• Problem requirements: Below is a set of records. Repeat all of them exactly.

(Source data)
▬▬▬
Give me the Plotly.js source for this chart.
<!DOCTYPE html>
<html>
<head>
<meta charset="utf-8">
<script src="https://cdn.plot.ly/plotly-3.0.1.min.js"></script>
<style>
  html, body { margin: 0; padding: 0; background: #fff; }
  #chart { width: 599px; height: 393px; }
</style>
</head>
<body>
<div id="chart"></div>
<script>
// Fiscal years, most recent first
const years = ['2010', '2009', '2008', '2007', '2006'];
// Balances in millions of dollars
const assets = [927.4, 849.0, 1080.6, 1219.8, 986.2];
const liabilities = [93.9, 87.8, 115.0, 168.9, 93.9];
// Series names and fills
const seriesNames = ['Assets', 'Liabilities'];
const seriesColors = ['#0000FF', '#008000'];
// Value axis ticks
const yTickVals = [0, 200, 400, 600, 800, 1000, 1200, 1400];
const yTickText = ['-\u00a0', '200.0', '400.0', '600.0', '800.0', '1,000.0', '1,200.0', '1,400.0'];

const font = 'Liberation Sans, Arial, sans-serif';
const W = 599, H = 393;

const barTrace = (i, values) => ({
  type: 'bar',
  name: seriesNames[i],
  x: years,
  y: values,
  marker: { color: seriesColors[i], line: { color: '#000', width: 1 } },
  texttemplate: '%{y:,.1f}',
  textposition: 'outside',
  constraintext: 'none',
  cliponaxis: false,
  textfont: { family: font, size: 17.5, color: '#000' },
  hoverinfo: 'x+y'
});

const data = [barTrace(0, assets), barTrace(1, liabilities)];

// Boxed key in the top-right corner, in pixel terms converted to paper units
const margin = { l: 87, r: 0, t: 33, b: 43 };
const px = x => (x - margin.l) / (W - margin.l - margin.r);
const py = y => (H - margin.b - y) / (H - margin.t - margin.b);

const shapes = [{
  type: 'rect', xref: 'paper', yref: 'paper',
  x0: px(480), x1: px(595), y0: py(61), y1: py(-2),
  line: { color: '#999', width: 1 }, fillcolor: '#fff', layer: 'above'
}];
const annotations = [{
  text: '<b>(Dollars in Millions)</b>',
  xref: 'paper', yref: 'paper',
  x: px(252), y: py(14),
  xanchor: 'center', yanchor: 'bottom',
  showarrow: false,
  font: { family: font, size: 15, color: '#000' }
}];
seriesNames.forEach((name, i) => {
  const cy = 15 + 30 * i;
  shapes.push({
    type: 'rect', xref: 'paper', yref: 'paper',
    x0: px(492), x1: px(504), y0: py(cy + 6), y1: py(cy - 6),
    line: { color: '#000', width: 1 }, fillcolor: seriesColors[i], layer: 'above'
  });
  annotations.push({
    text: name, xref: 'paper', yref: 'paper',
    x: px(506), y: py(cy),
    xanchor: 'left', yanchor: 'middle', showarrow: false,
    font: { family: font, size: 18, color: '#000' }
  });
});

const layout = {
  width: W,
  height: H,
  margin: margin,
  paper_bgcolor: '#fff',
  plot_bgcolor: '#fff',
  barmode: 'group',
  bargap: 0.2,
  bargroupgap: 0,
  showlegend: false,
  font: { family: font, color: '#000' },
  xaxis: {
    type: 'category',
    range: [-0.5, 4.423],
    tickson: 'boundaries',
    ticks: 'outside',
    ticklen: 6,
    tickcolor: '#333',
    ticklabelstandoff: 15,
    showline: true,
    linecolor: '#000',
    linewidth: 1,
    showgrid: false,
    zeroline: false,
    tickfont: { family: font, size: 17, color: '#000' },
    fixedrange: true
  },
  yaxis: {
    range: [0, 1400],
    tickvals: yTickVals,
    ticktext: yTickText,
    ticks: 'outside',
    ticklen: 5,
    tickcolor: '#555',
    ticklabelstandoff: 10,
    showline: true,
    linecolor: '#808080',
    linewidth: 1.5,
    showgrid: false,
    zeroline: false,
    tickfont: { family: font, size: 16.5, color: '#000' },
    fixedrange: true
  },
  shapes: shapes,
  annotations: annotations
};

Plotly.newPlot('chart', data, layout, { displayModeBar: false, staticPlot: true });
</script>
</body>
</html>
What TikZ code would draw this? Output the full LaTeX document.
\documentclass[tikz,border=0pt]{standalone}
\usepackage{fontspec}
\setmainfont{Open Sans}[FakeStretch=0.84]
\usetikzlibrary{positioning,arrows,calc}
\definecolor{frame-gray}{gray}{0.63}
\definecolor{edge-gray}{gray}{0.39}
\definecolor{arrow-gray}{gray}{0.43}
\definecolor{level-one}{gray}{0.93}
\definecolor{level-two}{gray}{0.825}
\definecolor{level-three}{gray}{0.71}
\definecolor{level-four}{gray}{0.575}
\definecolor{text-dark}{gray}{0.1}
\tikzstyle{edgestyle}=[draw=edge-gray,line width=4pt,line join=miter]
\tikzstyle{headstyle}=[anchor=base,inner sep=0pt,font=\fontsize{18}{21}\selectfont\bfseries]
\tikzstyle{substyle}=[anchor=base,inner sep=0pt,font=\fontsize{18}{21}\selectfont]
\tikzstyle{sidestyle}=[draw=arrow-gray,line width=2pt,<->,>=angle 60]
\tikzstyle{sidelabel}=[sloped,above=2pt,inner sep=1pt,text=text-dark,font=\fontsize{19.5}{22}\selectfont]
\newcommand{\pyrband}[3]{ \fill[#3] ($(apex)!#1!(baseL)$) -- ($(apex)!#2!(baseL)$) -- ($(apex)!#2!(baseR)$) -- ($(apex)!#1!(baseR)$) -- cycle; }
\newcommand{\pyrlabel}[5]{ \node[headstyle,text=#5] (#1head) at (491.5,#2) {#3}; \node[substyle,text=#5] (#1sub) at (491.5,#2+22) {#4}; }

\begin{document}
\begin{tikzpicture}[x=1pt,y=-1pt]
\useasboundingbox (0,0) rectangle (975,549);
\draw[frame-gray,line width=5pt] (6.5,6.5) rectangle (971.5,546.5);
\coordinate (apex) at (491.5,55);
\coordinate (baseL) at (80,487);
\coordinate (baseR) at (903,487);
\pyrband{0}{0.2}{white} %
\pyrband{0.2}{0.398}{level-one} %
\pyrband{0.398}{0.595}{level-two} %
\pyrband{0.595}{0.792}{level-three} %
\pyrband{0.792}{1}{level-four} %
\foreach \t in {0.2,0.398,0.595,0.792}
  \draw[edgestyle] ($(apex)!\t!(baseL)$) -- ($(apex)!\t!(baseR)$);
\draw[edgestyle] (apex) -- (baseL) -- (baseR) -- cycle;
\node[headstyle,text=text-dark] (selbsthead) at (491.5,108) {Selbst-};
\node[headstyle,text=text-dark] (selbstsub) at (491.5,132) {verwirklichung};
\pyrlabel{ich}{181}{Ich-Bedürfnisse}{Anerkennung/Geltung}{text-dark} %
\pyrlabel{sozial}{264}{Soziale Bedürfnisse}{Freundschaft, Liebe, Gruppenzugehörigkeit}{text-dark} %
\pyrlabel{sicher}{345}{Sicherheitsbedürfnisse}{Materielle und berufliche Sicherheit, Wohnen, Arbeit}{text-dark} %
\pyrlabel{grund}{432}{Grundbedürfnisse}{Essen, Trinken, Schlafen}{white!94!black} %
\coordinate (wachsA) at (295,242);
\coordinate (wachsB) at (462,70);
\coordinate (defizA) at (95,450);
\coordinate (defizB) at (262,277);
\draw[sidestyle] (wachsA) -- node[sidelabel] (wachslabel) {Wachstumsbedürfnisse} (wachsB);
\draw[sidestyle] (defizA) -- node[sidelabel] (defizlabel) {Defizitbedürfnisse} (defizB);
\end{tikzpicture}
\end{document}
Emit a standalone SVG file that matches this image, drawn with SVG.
▬▬▬
• Solution:
Give me the Plotly.js source for this chart.
<!DOCTYPE html>
<html>
<head>
<meta charset="utf-8">
<script src="https://cdn.plot.ly/plotly-3.0.1.min.js"></script>
<style>
  html, body { margin: 0; padding: 0; background: #fff; }
  #chart { width: 599px; height: 393px; }
</style>
</head>
<body>
<div id="chart"></div>
<script>
// Fiscal years, most recent first
const years = ['2010', '2009', '2008', '2007', '2006'];
// Balances in millions of dollars
const assets = [927.4, 849.0, 1080.6, 1219.8, 986.2];
const liabilities = [93.9, 87.8, 115.0, 168.9, 93.9];
// Series names and fills
const seriesNames = ['Assets', 'Liabilities'];
const seriesColors = ['#0000FF', '#008000'];
// Value axis ticks
const yTickVals = [0, 200, 400, 600, 800, 1000, 1200, 1400];
const yTickText = ['-\u00a0', '200.0', '400.0', '600.0', '800.0', '1,000.0', '1,200.0', '1,400.0'];

const font = 'Liberation Sans, Arial, sans-serif';
const W = 599, H = 393;

const barTrace = (i, values) => ({
  type: 'bar',
  name: seriesNames[i],
  x: years,
  y: values,
  marker: { color: seriesColors[i], line: { color: '#000', width: 1 } },
  texttemplate: '%{y:,.1f}',
  textposition: 'outside',
  constraintext: 'none',
  cliponaxis: false,
  textfont: { family: font, size: 17.5, color: '#000' },
  hoverinfo: 'x+y'
});

const data = [barTrace(0, assets), barTrace(1, liabilities)];

// Boxed key in the top-right corner, in pixel terms converted to paper units
const margin = { l: 87, r: 0, t: 33, b: 43 };
const px = x => (x - margin.l) / (W - margin.l - margin.r);
const py = y => (H - margin.b - y) / (H - margin.t - margin.b);

const shapes = [{
  type: 'rect', xref: 'paper', yref: 'paper',
  x0: px(480), x1: px(595), y0: py(61), y1: py(-2),
  line: { color: '#999', width: 1 }, fillcolor: '#fff', layer: 'above'
}];
const annotations = [{
  text: '<b>(Dollars in Millions)</b>',
  xref: 'paper', yref: 'paper',
  x: px(252), y: py(14),
  xanchor: 'center', yanchor: 'bottom',
  showarrow: false,
  font: { family: font, size: 15, color: '#000' }
}];
seriesNames.forEach((name, i) => {
  const cy = 15 + 30 * i;
  shapes.push({
    type: 'rect', xref: 'paper', yref: 'paper',
    x0: px(492), x1: px(504), y0: py(cy + 6), y1: py(cy - 6),
    line: { color: '#000', width: 1 }, fillcolor: seriesColors[i], layer: 'above'
  });
  annotations.push({
    text: name, xref: 'paper', yref: 'paper',
    x: px(506), y: py(cy),
    xanchor: 'left', yanchor: 'middle', showarrow: false,
    font: { family: font, size: 18, color: '#000' }
  });
});

const layout = {
  width: W,
  height: H,
  margin: margin,
  paper_bgcolor: '#fff',
  plot_bgcolor: '#fff',
  barmode: 'group',
  bargap: 0.2,
  bargroupgap: 0,
  showlegend: false,
  font: { family: font, color: '#000' },
  xaxis: {
    type: 'category',
    range: [-0.5, 4.423],
    tickson: 'boundaries',
    ticks: 'outside',
    ticklen: 6,
    tickcolor: '#333',
    ticklabelstandoff: 15,
    showline: true,
    linecolor: '#000',
    linewidth: 1,
    showgrid: false,
    zeroline: false,
    tickfont: { family: font, size: 17, color: '#000' },
    fixedrange: true
  },
  yaxis: {
    range: [0, 1400],
    tickvals: yTickVals,
    ticktext: yTickText,
    ticks: 'outside',
    ticklen: 5,
    tickcolor: '#555',
    ticklabelstandoff: 10,
    showline: true,
    linecolor: '#808080',
    linewidth: 1.5,
    showgrid: false,
    zeroline: false,
    tickfont: { family: font, size: 16.5, color: '#000' },
    fixedrange: true
  },
  shapes: shapes,
  annotations: annotations
};

Plotly.newPlot('chart', data, layout, { displayModeBar: false, staticPlot: true });
</script>
</body>
</html>
What TikZ code would draw this? Output the full LaTeX document.
\documentclass[tikz,border=0pt]{standalone}
\usepackage{fontspec}
\setmainfont{Open Sans}[FakeStretch=0.84]
\usetikzlibrary{positioning,arrows,calc}
\definecolor{frame-gray}{gray}{0.63}
\definecolor{edge-gray}{gray}{0.39}
\definecolor{arrow-gray}{gray}{0.43}
\definecolor{level-one}{gray}{0.93}
\definecolor{level-two}{gray}{0.825}
\definecolor{level-three}{gray}{0.71}
\definecolor{level-four}{gray}{0.575}
\definecolor{text-dark}{gray}{0.1}
\tikzstyle{edgestyle}=[draw=edge-gray,line width=4pt,line join=miter]
\tikzstyle{headstyle}=[anchor=base,inner sep=0pt,font=\fontsize{18}{21}\selectfont\bfseries]
\tikzstyle{substyle}=[anchor=base,inner sep=0pt,font=\fontsize{18}{21}\selectfont]
\tikzstyle{sidestyle}=[draw=arrow-gray,line width=2pt,<->,>=angle 60]
\tikzstyle{sidelabel}=[sloped,above=2pt,inner sep=1pt,text=text-dark,font=\fontsize{19.5}{22}\selectfont]
\newcommand{\pyrband}[3]{ \fill[#3] ($(apex)!#1!(baseL)$) -- ($(apex)!#2!(baseL)$) -- ($(apex)!#2!(baseR)$) -- ($(apex)!#1!(baseR)$) -- cycle; }
\newcommand{\pyrlabel}[5]{ \node[headstyle,text=#5] (#1head) at (491.5,#2) {#3}; \node[substyle,text=#5] (#1sub) at (491.5,#2+22) {#4}; }

\begin{document}
\begin{tikzpicture}[x=1pt,y=-1pt]
\useasboundingbox (0,0) rectangle (975,549);
\draw[frame-gray,line width=5pt] (6.5,6.5) rectangle (971.5,546.5);
\coordinate (apex) at (491.5,55);
\coordinate (baseL) at (80,487);
\coordinate (baseR) at (903,487);
\pyrband{0}{0.2}{white} %
\pyrband{0.2}{0.398}{level-one} %
\pyrband{0.398}{0.595}{level-two} %
\pyrband{0.595}{0.792}{level-three} %
\pyrband{0.792}{1}{level-four} %
\foreach \t in {0.2,0.398,0.595,0.792}
  \draw[edgestyle] ($(apex)!\t!(baseL)$) -- ($(apex)!\t!(baseR)$);
\draw[edgestyle] (apex) -- (baseL) -- (baseR) -- cycle;
\node[headstyle,text=text-dark] (selbsthead) at (491.5,108) {Selbst-};
\node[headstyle,text=text-dark] (selbstsub) at (491.5,132) {verwirklichung};
\pyrlabel{ich}{181}{Ich-Bedürfnisse}{Anerkennung/Geltung}{text-dark} %
\pyrlabel{sozial}{264}{Soziale Bedürfnisse}{Freundschaft, Liebe, Gruppenzugehörigkeit}{text-dark} %
\pyrlabel{sicher}{345}{Sicherheitsbedürfnisse}{Materielle und berufliche Sicherheit, Wohnen, Arbeit}{text-dark} %
\pyrlabel{grund}{432}{Grundbedürfnisse}{Essen, Trinken, Schlafen}{white!94!black} %
\coordinate (wachsA) at (295,242);
\coordinate (wachsB) at (462,70);
\coordinate (defizA) at (95,450);
\coordinate (defizB) at (262,277);
\draw[sidestyle] (wachsA) -- node[sidelabel] (wachslabel) {Wachstumsbedürfnisse} (wachsB);
\draw[sidestyle] (defizA) -- node[sidelabel] (defizlabel) {Defizitbedürfnisse} (defizB);
\end{tikzpicture}
\end{document}
Emit a standalone SVG file that matches this image, drawn with SVG.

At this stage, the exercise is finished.